Увы, оздоровляющей самоиронии моему любимому учителю и старшему другу так и не хватило, да и внутреннего самоконтроля, может, и культуры отбора тоже, — многое из его поэзии в силу ее «злободневности», да что там скрывать, и гибельной энтузиазмной трескучести пролетело по горячему воздуху времени и сгорело в нем. Ныне эстафету деда подхватил внук Антон, но этот пишет и поет уже совершенно другое и по-другому. Дай-то Бог горячему, но бурным потоком времени унесенному в небытие таланту продолжаться во внуке лучшим его звуком, восторженным сердцем.

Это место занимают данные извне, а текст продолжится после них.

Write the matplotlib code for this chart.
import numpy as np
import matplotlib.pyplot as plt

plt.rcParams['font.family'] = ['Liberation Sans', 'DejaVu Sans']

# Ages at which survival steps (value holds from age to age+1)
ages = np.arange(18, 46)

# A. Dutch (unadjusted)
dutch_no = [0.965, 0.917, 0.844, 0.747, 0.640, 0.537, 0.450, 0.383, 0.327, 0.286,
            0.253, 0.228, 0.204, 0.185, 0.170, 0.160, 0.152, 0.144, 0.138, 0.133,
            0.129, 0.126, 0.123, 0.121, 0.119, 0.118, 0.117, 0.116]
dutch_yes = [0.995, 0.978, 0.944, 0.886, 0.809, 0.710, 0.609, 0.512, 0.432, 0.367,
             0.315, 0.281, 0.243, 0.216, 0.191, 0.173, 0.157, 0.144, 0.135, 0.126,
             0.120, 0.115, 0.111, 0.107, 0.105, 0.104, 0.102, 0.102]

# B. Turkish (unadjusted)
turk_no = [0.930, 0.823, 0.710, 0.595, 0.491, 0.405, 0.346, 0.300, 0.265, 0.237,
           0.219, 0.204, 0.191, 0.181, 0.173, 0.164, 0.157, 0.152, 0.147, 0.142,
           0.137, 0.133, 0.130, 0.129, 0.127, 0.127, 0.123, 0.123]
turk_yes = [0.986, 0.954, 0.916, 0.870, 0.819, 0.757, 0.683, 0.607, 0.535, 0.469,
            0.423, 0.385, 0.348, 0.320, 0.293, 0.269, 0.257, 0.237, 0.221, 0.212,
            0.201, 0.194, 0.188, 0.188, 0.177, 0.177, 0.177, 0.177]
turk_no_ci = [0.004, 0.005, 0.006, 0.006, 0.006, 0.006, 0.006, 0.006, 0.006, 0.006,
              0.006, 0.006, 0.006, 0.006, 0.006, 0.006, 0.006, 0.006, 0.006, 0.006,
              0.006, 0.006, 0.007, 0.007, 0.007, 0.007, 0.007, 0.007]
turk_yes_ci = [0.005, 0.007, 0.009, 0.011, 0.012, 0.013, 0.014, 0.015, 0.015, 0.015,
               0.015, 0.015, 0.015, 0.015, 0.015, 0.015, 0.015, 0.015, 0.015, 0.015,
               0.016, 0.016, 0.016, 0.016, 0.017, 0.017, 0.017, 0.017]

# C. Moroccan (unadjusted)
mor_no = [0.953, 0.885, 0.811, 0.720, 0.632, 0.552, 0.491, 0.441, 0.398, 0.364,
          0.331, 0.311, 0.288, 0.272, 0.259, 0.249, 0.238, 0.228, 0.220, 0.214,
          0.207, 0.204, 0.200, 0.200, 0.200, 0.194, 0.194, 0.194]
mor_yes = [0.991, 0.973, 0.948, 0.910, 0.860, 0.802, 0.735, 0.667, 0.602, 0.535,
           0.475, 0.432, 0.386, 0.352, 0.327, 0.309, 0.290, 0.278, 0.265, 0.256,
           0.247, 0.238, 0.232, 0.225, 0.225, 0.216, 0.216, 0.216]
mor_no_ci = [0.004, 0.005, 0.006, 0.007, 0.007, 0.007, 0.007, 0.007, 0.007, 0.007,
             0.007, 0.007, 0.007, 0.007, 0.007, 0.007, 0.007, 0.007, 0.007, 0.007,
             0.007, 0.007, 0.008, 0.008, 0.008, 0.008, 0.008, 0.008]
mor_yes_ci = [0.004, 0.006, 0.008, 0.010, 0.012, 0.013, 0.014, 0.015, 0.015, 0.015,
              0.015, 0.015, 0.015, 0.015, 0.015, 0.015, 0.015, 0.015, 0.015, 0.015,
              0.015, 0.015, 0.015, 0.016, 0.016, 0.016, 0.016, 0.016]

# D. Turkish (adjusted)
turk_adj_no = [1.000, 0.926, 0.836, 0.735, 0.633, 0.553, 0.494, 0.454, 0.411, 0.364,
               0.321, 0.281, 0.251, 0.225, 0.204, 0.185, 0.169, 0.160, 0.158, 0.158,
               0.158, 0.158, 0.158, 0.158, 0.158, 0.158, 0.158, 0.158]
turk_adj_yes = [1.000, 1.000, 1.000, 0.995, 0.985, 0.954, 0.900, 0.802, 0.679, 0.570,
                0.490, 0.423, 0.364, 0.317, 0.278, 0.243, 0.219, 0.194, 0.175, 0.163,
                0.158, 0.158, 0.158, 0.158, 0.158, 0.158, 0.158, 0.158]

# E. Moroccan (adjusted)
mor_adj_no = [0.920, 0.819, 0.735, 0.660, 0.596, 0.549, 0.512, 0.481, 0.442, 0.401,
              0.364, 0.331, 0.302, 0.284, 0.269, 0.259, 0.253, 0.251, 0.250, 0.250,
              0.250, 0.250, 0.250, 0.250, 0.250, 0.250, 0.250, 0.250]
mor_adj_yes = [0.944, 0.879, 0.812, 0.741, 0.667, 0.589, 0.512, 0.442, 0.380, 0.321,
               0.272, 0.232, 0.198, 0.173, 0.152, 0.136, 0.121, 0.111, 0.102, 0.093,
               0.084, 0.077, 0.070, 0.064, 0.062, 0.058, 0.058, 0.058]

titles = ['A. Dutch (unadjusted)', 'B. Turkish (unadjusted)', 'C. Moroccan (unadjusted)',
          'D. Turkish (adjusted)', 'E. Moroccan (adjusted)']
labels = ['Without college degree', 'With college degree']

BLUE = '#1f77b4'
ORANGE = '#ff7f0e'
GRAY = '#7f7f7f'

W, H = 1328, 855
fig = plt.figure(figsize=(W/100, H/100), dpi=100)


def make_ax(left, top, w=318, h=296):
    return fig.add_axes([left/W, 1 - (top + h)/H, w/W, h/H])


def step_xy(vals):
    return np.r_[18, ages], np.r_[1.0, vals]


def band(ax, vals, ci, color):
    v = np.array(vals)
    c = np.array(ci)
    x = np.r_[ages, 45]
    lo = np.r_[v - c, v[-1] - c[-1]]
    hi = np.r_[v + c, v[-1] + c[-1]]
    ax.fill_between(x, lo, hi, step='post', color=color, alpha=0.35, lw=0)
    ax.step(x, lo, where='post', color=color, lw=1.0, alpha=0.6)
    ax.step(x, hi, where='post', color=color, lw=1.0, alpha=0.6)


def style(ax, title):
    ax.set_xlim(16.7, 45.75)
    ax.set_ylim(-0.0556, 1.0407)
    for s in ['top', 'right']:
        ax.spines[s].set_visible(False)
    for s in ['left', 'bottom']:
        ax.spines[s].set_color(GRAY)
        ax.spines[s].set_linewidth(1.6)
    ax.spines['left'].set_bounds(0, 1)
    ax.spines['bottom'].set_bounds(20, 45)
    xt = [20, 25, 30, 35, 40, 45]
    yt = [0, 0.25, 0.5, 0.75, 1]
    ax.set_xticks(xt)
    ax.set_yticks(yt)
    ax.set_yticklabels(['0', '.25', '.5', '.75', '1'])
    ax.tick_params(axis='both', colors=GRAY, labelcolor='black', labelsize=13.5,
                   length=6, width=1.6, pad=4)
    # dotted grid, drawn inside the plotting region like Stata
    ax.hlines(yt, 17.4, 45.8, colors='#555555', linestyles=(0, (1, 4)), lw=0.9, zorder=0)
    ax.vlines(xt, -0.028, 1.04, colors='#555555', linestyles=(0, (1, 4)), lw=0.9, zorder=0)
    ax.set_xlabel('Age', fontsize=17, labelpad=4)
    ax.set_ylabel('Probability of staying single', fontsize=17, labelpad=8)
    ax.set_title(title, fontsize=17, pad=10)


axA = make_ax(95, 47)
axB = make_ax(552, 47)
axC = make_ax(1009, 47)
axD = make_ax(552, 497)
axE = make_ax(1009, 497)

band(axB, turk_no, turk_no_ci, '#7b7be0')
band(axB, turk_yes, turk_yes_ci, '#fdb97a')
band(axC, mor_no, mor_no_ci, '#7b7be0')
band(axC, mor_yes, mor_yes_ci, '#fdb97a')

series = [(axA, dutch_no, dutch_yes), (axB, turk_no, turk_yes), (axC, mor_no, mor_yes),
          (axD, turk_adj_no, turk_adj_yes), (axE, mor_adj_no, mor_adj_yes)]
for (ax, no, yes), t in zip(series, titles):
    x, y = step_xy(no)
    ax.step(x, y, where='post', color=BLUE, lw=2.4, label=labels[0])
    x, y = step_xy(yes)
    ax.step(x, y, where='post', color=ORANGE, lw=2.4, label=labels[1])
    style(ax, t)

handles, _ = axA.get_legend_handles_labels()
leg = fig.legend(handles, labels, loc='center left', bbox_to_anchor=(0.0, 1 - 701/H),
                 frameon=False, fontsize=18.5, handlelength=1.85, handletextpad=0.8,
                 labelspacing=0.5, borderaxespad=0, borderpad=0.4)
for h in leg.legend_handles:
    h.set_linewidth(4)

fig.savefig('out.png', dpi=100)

Однако ж ненадолго вернемся в пятый «Б».

Летом я заблудился в заполярной тайге между станками Карасино и Полоем. Весной (1992 года) я пролетал на вертолете над теми местами, где блуждал, и убедился, что мои прежние утверждения, будто я вел себя в тайге умело и стойко, потому и спасся, — самонадеянны и ничего не стоят. В этой тайге самому спастись, да еще будучи мальчишкой, — невозможно, только Господь Бог может тут спасти, что он, Милосердный, не раз и делал в моей жизни.

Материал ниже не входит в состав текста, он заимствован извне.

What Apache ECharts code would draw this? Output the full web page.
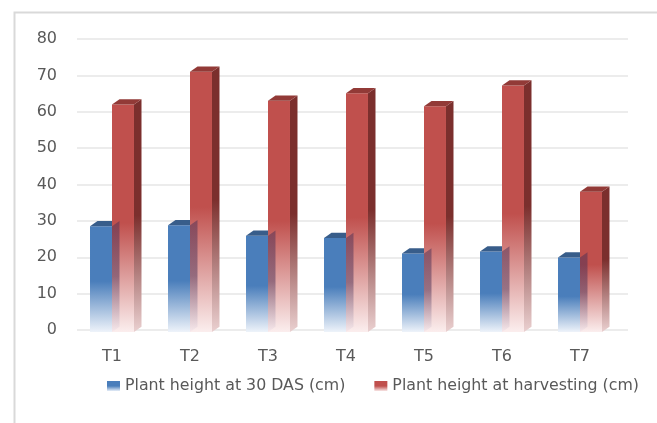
<!DOCTYPE html>
<html>
<head>
<meta charset="utf-8">
<script src="https://cdn.jsdelivr.net/npm/echarts@6/dist/echarts.min.js"></script>
<style>
html, body { margin: 0; padding: 0; background: #fff; }
#container1 { width: 657px; height: 423px; }
</style>
</head>
<body>
<div id="container1"></div>
<script>
var categories = ['T1', 'T2', 'T3', 'T4', 'T5', 'T6', 'T7'];
var height30 = [28.5, 28.8, 25.9, 25.3, 21.0, 21.6, 19.9];
var heightHarvest = [62.0, 71.0, 63.0, 65.1, 61.5, 67.2, 38.0];
var yTicks = [0, 80, 10]; // min, max, interval
var seriesNames = ['Plant height at 30 DAS (cm)', 'Plant height at harvesting (cm)'];

var dom = document.getElementById('container1');
var myChart = echarts.init(dom);
var font = '"DejaVu Sans", sans-serif';

function grad(c1, c2, at) {
    return new echarts.graphic.LinearGradient(0, 0, 0, 1, [
        {offset: 0, color: c1}, {offset: at, color: c1}, {offset: 1, color: c2}
    ]);
}

// slot 0 = left (blue), slot 1 = right (red); shadowOnly draws the see-through side
function bar3d(slot, front, frontEnd, topColor, sideColor, sideEnd, shadowOnly) {
    return function (params, api) {
        var idx = api.value(0), v = api.value(1);
        var top = api.coord([idx, v]);
        var base = api.coord([idx, 0]);
        var band = api.size([1, 0])[0];
        var w = band * 0.282;
        var dx = 7.5, dy = -5.3;
        var x0 = top[0] - w + slot * w;
        var x1 = x0 + w;
        var y0 = top[1], yb = base[1] + 2;
        var side = {
            type: 'polygon',
            shape: {points: [[x1, y0], [x1 + dx, y0 + dy], [x1 + dx, yb + dy], [x1, yb]]},
            style: {fill: new echarts.graphic.LinearGradient(0, 0, 0, 1, [
                {offset: 0, color: sideColor}, {offset: 0.5, color: sideColor}, {offset: 1, color: sideEnd}
            ])}
        };
        if (shadowOnly) {
            side.style.opacity = 0.5;
            return {type: 'group', children: [side]};
        }
        return {
            type: 'group',
            children: [
                side,
                {type: 'rect', shape: {x: x0, y: y0, width: w, height: yb - y0},
                 style: {fill: grad(front, frontEnd, 0.52)}},
                {type: 'polygon',
                 shape: {points: [[x0, y0], [x0 + dx, y0 + dy], [x1 + dx, y0 + dy], [x1, y0]]},
                 style: {fill: topColor}}
            ]
        };
    };
}

var blueData = height30.map(function (v, i) { return [i, v]; });
var redData = heightHarvest.map(function (v, i) { return [i, v]; });

option = {
    animation: false,
    textStyle: {fontFamily: font},
    graphic: [{
        type: 'rect', left: 12, top: 10,
        shape: {width: 700, height: 500},
        style: {fill: 'none', stroke: '#d9d9d9', lineWidth: 2}, silent: true
    }],
    grid: [
        {left: 73, right: 38, top: 39, bottom: 93},
        {left: 77, right: 29, top: 39, bottom: 93}
    ],
    legend: {
        left: 107, top: 378, padding: 0,
        itemWidth: 13, itemHeight: 10, itemGap: 29,
        textStyle: {color: '#595959', fontSize: 15.8, fontFamily: font},
        data: [
            {name: seriesNames[0], icon: 'rect', itemStyle: {color: grad('#4a7ebb', '#e6eef8', 0.5)}},
            {name: seriesNames[1], icon: 'rect', itemStyle: {color: grad('#c0504d', '#f8e6e6', 0.5)}}
        ]
    },
    xAxis: [
        {type: 'category', gridIndex: 0, data: categories,
         axisLine: {show: false}, axisTick: {show: false},
         axisLabel: {color: '#595959', fontSize: 16, margin: 19}},
        {type: 'category', gridIndex: 1, data: categories, show: false}
    ],
    yAxis: [
        {type: 'value', gridIndex: 0, min: yTicks[0], max: yTicks[1], interval: yTicks[2],
         axisLine: {show: false}, axisTick: {show: false}, splitLine: {show: false},
         axisLabel: {color: '#595959', fontSize: 16, margin: 16}},
        {type: 'value', gridIndex: 1, min: yTicks[0], max: yTicks[1], interval: yTicks[2],
         axisLine: {show: false}, axisTick: {show: false}, axisLabel: {show: false},
         splitLine: {lineStyle: {color: '#ececec', width: 2}}}
    ],
    series: [
        {name: seriesNames[0], type: 'custom', xAxisIndex: 0, yAxisIndex: 0, z: 2,
         itemStyle: {color: '#4a7ebb'},
         renderItem: bar3d(0, '#4a7ebb', '#eef3fa', '#385d8a', '#2c4d75', '#c8d6ea', false),
         data: blueData},
        {name: seriesNames[1], type: 'custom', xAxisIndex: 0, yAxisIndex: 0, z: 3,
         itemStyle: {color: '#c0504d'},
         renderItem: bar3d(1, '#c0504d', '#fbeeee', '#923a37', '#7b2f2d', '#ead0d0', false),
         data: redData},
        {name: seriesNames[0], type: 'custom', xAxisIndex: 0, yAxisIndex: 0, z: 4,
         renderItem: bar3d(0, '#4a7ebb', '#eef3fa', '#385d8a', '#4a2f55', '#f3e4ea', true),
         data: blueData}
    ]
};

if (option && typeof option === "object") {
    myChart.setOption(option, true);
}
</script>
</body>
</html>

Как бы там ни было, я поблуждал по страшному Заполярью и уцелел, и свое сочинение так бесхитростно, прямолинейно и назвал: «Жив».

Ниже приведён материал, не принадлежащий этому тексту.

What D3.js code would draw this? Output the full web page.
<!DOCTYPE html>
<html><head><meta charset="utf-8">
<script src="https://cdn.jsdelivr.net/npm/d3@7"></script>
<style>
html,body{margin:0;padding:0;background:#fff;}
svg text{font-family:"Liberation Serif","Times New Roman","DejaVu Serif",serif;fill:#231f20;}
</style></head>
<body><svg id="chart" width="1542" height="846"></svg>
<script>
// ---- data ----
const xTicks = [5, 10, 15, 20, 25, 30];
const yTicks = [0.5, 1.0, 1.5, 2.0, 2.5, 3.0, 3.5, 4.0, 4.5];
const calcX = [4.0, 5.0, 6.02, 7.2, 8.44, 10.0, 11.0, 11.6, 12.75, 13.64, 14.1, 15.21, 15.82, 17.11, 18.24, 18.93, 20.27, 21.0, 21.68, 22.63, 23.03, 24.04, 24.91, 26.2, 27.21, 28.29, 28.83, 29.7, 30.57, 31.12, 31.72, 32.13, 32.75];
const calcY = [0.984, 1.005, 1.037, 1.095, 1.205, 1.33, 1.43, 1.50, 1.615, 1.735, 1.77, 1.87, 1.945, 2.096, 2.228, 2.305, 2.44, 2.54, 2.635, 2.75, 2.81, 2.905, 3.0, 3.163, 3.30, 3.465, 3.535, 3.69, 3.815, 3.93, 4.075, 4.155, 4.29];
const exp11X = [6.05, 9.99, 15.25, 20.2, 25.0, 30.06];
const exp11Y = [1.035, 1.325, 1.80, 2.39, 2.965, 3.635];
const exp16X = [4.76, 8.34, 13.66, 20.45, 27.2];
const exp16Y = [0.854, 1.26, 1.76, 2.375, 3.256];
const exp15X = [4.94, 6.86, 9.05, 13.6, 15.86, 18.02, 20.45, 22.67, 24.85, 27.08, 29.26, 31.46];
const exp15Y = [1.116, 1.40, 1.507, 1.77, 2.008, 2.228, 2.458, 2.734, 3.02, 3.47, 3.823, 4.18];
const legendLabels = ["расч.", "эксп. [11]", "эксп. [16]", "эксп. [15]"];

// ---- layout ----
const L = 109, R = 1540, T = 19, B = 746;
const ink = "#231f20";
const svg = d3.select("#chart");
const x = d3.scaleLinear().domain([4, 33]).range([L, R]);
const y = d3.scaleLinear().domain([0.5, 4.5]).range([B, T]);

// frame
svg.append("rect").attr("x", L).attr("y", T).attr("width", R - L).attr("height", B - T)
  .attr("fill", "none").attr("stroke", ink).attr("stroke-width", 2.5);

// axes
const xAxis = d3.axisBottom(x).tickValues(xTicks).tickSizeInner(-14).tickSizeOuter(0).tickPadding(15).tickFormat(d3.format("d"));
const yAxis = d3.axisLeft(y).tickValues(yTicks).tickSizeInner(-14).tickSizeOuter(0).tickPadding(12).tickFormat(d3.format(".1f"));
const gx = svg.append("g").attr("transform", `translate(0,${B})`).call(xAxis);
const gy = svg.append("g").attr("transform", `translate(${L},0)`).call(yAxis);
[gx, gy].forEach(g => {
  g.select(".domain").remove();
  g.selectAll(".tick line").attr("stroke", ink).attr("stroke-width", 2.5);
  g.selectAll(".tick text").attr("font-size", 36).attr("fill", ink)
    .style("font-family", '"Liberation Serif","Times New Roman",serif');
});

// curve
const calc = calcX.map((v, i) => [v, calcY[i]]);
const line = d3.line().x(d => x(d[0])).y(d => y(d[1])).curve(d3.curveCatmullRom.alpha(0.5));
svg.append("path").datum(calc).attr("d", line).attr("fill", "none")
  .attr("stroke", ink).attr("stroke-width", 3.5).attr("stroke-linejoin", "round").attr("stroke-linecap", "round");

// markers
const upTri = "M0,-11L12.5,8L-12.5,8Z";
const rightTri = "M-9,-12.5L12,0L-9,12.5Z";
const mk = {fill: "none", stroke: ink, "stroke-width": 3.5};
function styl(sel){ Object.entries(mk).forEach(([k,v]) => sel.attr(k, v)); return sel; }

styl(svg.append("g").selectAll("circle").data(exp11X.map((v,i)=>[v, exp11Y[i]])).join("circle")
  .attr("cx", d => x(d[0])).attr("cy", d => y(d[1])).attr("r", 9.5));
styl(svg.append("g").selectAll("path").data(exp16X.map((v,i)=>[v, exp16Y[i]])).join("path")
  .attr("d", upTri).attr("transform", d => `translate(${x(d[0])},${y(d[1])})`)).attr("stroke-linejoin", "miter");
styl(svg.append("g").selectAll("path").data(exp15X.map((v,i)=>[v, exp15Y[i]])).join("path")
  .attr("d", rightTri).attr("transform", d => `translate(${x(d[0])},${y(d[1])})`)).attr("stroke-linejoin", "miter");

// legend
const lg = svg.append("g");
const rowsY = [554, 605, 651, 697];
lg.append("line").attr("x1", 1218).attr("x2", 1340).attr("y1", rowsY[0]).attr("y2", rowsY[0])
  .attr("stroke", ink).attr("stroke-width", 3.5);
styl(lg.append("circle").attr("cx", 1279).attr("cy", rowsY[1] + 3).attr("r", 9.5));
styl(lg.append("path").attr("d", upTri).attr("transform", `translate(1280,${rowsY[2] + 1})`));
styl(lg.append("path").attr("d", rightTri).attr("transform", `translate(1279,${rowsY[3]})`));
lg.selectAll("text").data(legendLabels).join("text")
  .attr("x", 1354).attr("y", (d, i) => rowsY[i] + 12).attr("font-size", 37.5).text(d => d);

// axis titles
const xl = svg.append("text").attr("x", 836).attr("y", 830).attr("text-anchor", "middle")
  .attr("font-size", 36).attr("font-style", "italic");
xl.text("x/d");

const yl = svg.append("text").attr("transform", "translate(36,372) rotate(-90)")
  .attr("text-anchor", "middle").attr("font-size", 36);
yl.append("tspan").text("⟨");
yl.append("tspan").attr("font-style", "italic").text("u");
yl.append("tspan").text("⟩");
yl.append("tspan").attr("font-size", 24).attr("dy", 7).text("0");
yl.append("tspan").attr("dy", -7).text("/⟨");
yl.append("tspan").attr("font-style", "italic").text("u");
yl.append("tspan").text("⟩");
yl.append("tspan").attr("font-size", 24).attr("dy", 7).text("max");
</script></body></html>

Никогда я еще не старался, не работал с такой любовью, как в тот раз.

И вот снова урок литературы. Игнатий Дмитриевич раздает тетради с сочинениями, кого бранит, кого похваливает. Тетрадей на столе все меньше, меньше, вот голубеет и последняя, — «Моя!» — екнуло и замерло сердце в моей, уже много страдавшей груди. Учитель бережно взял тетрадь, развернул ее и начал читать мое сочинение вслух. Затем поднял сочинителя с места, долго, подслеповато всматривался в него и сказал: «Молодец!» — первая, пока и единственная похвала, полученная в школе, которую, впрочем, учитель скоро охладил, попеняв мне, что я, как распоследний лоботряс, болтаюсь в одном классе третий год. Он и Василий Иванович, все время напиравший на меня насчет моих «природных способностей», — довершили дело. Я перебросился в шестой класс и окончил его за одну зиму. Но далее учиться мне не довелось, мой детдомовский возраст кончился, я должен был начинать самостоятельную жизнь, кормить и одевать сам себя, думать о дальнейшей судьбе.

Я поступил на кирпичный завод коновозчиком и подвозил с лесозавода отходы к топкам, чтобы заработать денег на пароходный билет, выехать на магистраль и попробовать там поступить в какое-либо училище, что в конце концов и осуществил, с трудом устроившись в Красноярскую железнодорожную школу ФЗО № 1, которая спешно создавалась на станции Енисей.

И вот, не иначе как «по воле рока», в город Чусовой мне пришла телеграмма за подписью секретаря Молотовского отделения Союза писателей К. Рождественской! «Уж не родня ли моему школьному учителю?!» — подумал я. Нет, не родня, однофамилица оказалась моя новая благодетельница и наставница. Человек тоже одержимый, литературе безмерно преданный, в пределах своего времени довольно хорошо образованный, Клавдия Васильевна была ростика невеликого, курила табак, говорила бархатным басом, почти не пила хмельного, поднимала дочь и нас, молодую писательскую поросль, что стоило ей утраты здоровья и преждевременной могилы.